------ Source excerpt ------

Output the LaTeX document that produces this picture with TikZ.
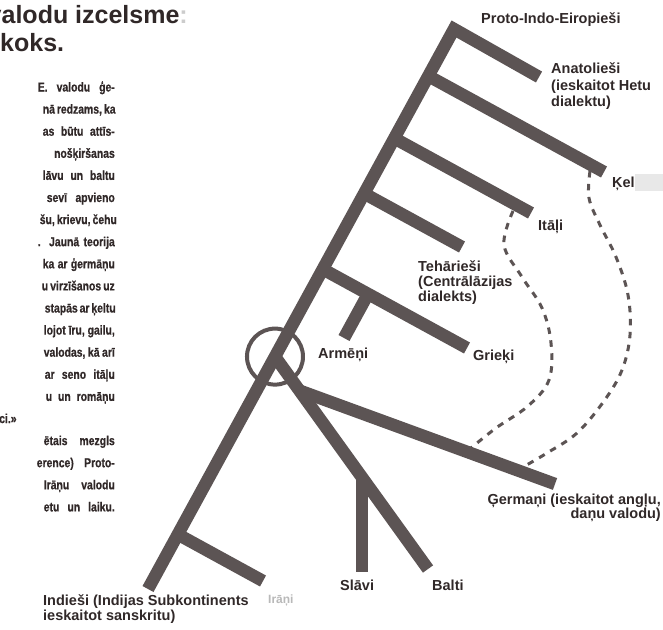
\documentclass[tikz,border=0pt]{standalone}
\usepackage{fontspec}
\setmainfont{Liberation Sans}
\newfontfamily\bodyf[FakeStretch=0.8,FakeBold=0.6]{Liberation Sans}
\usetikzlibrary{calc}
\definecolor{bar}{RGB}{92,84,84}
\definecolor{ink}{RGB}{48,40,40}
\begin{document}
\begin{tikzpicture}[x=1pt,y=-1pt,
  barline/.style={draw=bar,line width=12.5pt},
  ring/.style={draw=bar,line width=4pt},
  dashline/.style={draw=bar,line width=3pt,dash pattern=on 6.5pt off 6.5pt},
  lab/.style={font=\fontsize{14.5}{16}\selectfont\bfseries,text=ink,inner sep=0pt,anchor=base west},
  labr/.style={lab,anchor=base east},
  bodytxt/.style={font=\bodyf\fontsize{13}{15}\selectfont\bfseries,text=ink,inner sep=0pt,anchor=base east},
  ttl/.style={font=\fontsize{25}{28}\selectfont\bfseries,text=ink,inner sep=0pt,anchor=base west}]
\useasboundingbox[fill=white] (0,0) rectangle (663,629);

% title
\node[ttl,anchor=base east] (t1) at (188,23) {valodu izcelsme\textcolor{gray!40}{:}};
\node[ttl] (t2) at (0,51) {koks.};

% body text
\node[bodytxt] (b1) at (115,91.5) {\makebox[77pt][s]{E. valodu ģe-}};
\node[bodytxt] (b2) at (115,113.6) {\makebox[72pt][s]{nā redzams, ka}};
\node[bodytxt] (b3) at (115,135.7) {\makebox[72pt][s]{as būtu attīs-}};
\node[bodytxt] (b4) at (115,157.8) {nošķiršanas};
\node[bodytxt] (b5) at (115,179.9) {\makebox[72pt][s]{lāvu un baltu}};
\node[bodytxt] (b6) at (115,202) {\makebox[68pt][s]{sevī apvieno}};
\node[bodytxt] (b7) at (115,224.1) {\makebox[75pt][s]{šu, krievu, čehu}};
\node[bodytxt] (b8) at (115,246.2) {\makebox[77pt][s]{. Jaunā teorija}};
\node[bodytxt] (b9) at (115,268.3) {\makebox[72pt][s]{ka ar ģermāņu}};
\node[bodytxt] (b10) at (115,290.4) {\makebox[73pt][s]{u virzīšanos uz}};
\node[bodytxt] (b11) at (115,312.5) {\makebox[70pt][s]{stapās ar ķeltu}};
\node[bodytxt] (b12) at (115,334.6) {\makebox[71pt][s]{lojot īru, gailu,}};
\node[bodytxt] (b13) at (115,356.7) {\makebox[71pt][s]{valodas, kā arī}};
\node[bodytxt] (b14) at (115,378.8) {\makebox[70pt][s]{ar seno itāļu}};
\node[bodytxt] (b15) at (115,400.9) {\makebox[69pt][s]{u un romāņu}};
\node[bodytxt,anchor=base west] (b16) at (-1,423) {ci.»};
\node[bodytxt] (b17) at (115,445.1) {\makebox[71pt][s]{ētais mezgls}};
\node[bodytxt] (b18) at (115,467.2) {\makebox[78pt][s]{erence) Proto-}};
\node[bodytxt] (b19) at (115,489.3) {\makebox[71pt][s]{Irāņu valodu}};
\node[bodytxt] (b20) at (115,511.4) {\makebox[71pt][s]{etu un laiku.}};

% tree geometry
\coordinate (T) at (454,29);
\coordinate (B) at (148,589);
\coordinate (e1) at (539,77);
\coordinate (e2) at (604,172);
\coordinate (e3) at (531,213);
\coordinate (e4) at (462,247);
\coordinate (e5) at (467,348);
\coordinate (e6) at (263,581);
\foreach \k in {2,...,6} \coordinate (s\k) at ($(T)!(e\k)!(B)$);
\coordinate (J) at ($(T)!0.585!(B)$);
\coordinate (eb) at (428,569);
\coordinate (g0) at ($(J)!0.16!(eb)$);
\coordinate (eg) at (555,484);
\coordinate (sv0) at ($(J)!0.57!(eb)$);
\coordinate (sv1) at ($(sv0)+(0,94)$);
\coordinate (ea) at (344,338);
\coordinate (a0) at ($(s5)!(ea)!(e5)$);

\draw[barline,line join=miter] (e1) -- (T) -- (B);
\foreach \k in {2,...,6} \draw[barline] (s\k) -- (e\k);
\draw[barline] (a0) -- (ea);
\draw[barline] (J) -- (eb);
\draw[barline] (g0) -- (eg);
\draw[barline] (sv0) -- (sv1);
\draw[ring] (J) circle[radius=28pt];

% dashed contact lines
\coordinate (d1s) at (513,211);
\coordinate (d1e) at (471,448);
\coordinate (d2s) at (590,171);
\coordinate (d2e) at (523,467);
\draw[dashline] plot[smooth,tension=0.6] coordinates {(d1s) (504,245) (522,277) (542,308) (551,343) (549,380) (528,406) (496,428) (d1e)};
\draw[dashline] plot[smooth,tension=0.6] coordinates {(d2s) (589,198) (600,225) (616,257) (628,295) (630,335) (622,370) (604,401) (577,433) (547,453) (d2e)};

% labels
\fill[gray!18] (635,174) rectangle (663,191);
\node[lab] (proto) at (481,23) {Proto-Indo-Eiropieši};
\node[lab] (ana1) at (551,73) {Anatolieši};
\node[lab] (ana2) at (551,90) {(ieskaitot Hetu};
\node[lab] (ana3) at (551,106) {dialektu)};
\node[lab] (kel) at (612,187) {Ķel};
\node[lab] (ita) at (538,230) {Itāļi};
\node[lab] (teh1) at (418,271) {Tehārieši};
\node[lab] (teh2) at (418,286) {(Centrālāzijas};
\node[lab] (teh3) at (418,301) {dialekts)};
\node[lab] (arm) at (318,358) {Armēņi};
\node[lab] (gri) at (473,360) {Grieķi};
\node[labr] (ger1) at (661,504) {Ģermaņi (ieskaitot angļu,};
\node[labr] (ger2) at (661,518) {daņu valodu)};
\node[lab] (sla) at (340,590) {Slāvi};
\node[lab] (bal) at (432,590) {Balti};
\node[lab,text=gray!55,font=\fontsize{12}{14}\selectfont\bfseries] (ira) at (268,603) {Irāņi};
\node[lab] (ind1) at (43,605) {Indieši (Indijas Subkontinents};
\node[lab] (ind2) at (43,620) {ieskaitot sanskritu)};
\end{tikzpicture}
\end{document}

------

# Given task
Go from the first line of the listing to the line holding "(t2) at (0,51)" and, please, transcribe those lines exactly, both included, with no pictures.

# Expected answer
Output the LaTeX document that produces this picture with TikZ.
\documentclass[tikz,border=0pt]{standalone}
\usepackage{fontspec}
\setmainfont{Liberation Sans}
\newfontfamily\bodyf[FakeStretch=0.8,FakeBold=0.6]{Liberation Sans}
\usetikzlibrary{calc}
\definecolor{bar}{RGB}{92,84,84}
\definecolor{ink}{RGB}{48,40,40}
\begin{document}
\begin{tikzpicture}[x=1pt,y=-1pt,
  barline/.style={draw=bar,line width=12.5pt},
  ring/.style={draw=bar,line width=4pt},
  dashline/.style={draw=bar,line width=3pt,dash pattern=on 6.5pt off 6.5pt},
  lab/.style={font=\fontsize{14.5}{16}\selectfont\bfseries,text=ink,inner sep=0pt,anchor=base west},
  labr/.style={lab,anchor=base east},
  bodytxt/.style={font=\bodyf\fontsize{13}{15}\selectfont\bfseries,text=ink,inner sep=0pt,anchor=base east},
  ttl/.style={font=\fontsize{25}{28}\selectfont\bfseries,text=ink,inner sep=0pt,anchor=base west}]
\useasboundingbox[fill=white] (0,0) rectangle (663,629);

% title
\node[ttl,anchor=base east] (t1) at (188,23) {valodu izcelsme\textcolor{gray!40}{:}};
\node[ttl] (t2) at (0,51) {koks.};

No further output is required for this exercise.